The Power of Daily Routines for Women Seeking Calm and Clarity
What We Must Implement To Thrive
In my own children, I see that structure supports a grounded nervous system. When my children know what the expectations are, what the boundaries are, what the rules are, what the day looks like, they are able to settle into the present moment as though is a cozy blanket that has them fully secure and warm.
When there is a lack of routine, things fall to pieces at some point. There are inevitably tears.
It’s like the unknown of what is about to happen next sets off a domino effect at some point. They might be fine one minute, but then I ask them to do something, and suddenly everything peaceful crumbles like a cookie that was taken off the bake sheet too soon.
I’ve seen the pattern over and over.
And what I’ve found, is that while I may want to be a rebel throwing all routine out the window for a day, that always leads to an emotional exhaustion from all of us in the end.
Routines Aren’t Just for Kids
So here’s the big kicker? As my life and career changed in the past couple of years, what I hadn’t done was create a true routine for myself. As my kids have grown and reached each new season, I’ve helped them build new routines—nay, I’ve created their new routines.
But for myself? Nope.
I realized I had not done it. I had not given myself the gift of a routine that would support my nervous system.
The result? A nervous system that was easily rattled. A brain that constantly felt like a control panel with all 100 buttons lit up at the same time.
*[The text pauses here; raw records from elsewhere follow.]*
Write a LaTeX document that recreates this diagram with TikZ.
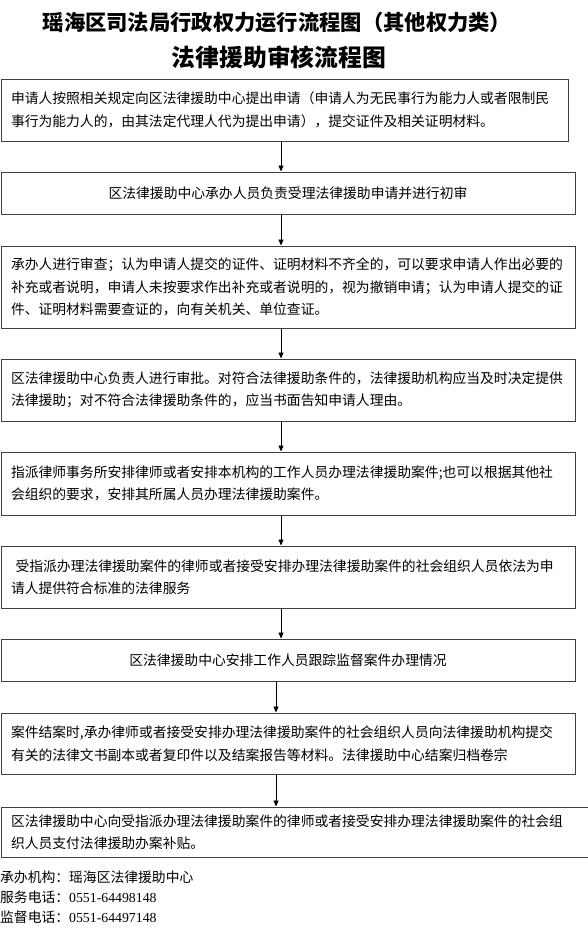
\documentclass[tikz,border=0pt]{standalone}
\usepackage{fontspec}
\setmainfont{Liberation Serif}
\newfontfamily\cjk{Noto Sans CJK SC}
\usetikzlibrary{arrows.meta}
\begin{document}
\begin{tikzpicture}[x=1pt,y=-1pt,
  box/.style={draw=black!75, line width=1pt, rectangle, inner xsep=10pt, inner ysep=0pt,
    font=\cjk\fontsize{13.8}{22.5}\selectfont, align=left},
  arr/.style={draw=black, line width=0.9pt, -{Triangle[length=6pt,width=5pt]}},
  ttl/.style={font=\cjk\bfseries\fontsize{21.3}{24}\selectfont, inner sep=0pt},
  foot/.style={font=\cjk\fontsize{13.8}{16}\selectfont, inner sep=0pt, anchor=west}
]
\useasboundingbox (0,0) rectangle (588,930);
\fill[white] (0,0) rectangle (588,930);

\node[ttl] (t1) at (277,22) {瑶海区司法局行政权力运行流程图（其他权力类）};
\node[ttl, font=\cjk\bfseries\fontsize{23.8}{26}\selectfont] (t2) at (279,57) {法律援助审核流程图};

\node[box, text width=547pt, minimum height=62pt] (b1) at (284.5,110)
  {申请人按照相关规定向区法律援助中心提出申请（申请人为无民事行为能力人或者限制民\\事行为能力人的，由其法定代理人代为提出申请），提交证件及相关证明材料。};
\node[box, align=center, text width=554pt, minimum height=42pt] (b2) at (288,193)
  {区法律援助中心承办人员负责受理法律援助申请并进行初审};
\node[box, text width=554pt, minimum height=82pt] (b3) at (288,287)
  {承办人进行审查；认为申请人提交的证件、证明材料不齐全的，可以要求申请人作出必要的\\补充或者说明，申请人未按要求作出补充或者说明的，视为撤销申请；认为申请人提交的证\\件、证明材料需要查证的，向有关机关、单位查证。};
\node[box, text width=554pt, minimum height=62pt] (b4) at (288,390)
  {区法律援助中心负责人进行审批。对符合法律援助条件的，法律援助机构应当及时决定提供\\法律援助；对不符合法律援助条件的，应当书面告知申请人理由。};
\node[box, text width=554pt, minimum height=63pt] (b5) at (288,483.5)
  {指派律师事务所安排律师或者安排本机构的工作人员办理法律援助案件;也可以根据其他社\\会组织的要求，安排其所属人员办理法律援助案件。};
\node[box, text width=554pt, minimum height=62pt] (b6) at (288,577)
  {\ 受指派办理法律援助案件的律师或者接受安排办理法律援助案件的社会组织人员依法为申\\请人提供符合标准的法律服务};
\node[box, align=center, text width=554pt, minimum height=42pt] (b7) at (288,660)
  {区法律援助中心安排工作人员跟踪监督案件办理情况};
\node[box, text width=554pt, minimum height=61pt] (b8) at (288,743.5)
  {案件结案时,承办律师或者接受安排办理法律援助案件的社会组织人员向法律援助机构提交\\有关的法律文书副本或者复印件以及结案报告等材料。法律援助中心结案归档卷宗};
\node[box, text width=579pt, minimum height=50pt] (b9) at (300.5,832)
  {区法律援助中心向受指派办理法律援助案件的律师或者接受安排办理法律援助案件的社会组\\织人员支付法律援助办案补贴。};

\coordinate (xa) at (281,0);
\coordinate (xb) at (276,0);
\draw[arr] (b1.south -| xa) -- (b2.north -| xa);
\draw[arr] (b2.south -| xa) -- (b3.north -| xa);
\draw[arr] (b3.south -| xa) -- (b4.north -| xa);
\draw[arr] (b4.south -| xa) -- (b5.north -| xa);
\draw[arr] (b5.south -| xa) -- (b6.north -| xa);
\draw[arr] (b6.south -| xa) -- (b7.north -| xa);
\draw[arr] (b7.south -| xb) -- (b8.north -| xb);
\draw[arr] (b8.south -| xb) -- (b9.north -| xb);

\node[foot] (f1) at (0,877) {承办机构：瑶海区法律援助中心};
\node[foot] (f2) at (0,897) {服务电话：{\rmfamily 0551-64498148}};
\node[foot] (f3) at (0,917) {监督电话：{\rmfamily 0551-64497148}};
\end{tikzpicture}
\end{document}
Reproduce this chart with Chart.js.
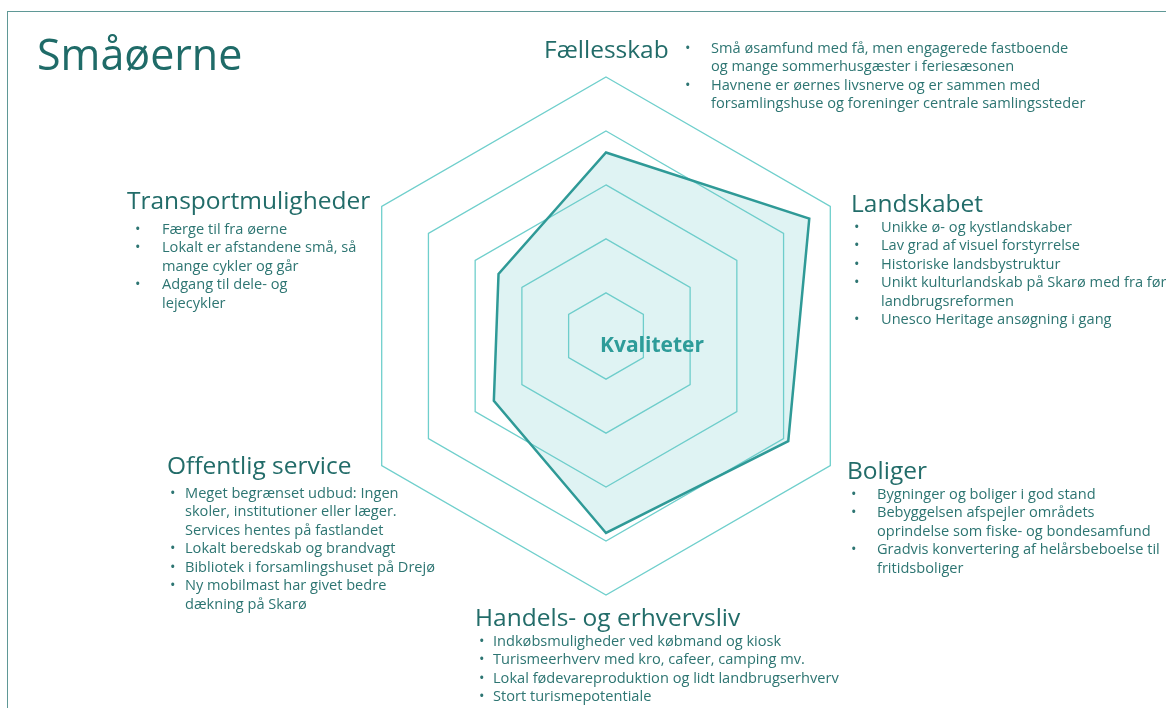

A body that couldn’t settle into the moment with peace or joy.
What Held Me Back From Creating My Own Routine
So I had to dig in and ask myself why I hadn’t created my own routine. Was there something I was afraid of?
The answer was yes—I was afraid of creating a routine that I would fail at. A routine that would feel too confining. A routine that wouldn’t allow me to be my full, multifaceted self.
Interestingly enough, when it comes down to what routines do, they do the opposite of what I was fearing.
Routines give me expectations by which I can win at the day just be following the routine. They give me freedom by providing a container to work within. And they actually ensure all the things that needed to get done actually get done which then frees up space and time to be more of the multifaceted, fully expressed self I want to be.
A routine isn’t the opposite of embracing the present moment. It is actually the very thing that creates peace within the present moment.
Instead of my nervous system having to be on high alert waiting for the next fire to put out or the next shoe to drop, I can move peacefully forward from hour to hour knowing what is coming next.
Ending the Fires
Over the past year, as I navigated my next career steps and adapted to a new season of motherhood with my kids getting a bit older, I realized that without intentional routines, I was constantly battling “urgent fires” even when there weren’t immediate crises to solve.
Each day had been lived hour to hour, with every moment requiring a decision about what to do next. It was exhausting.
But I took the time to reflect, and I’ve now created my own routines—routines that support my nervous system, honor my energy, and give me a sense of calm and order in my day.
The result has been transformative: I feel more grounded, focused, and able to move through my day with peace rather than constant alertness. I’ve given myself the same care and structure that I’ve always offered my kids, and it has changed everything.
Your Turn to Reflect
If any of this resonates, pause and ask yourself:
What would it look like to give yourself the same care and structure you so readily offer others?
Where in your life are you still living hour to hour, making endless micro-decisions that leave you drained?
And perhaps most importantly—what’s one small routine you could create this week that would offer your nervous system the gift of knowing what comes next?
The peace we crave isn’t found in perfection or rigid schedules. It’s in the gentle container of knowing we’re cared for, even by ourselves.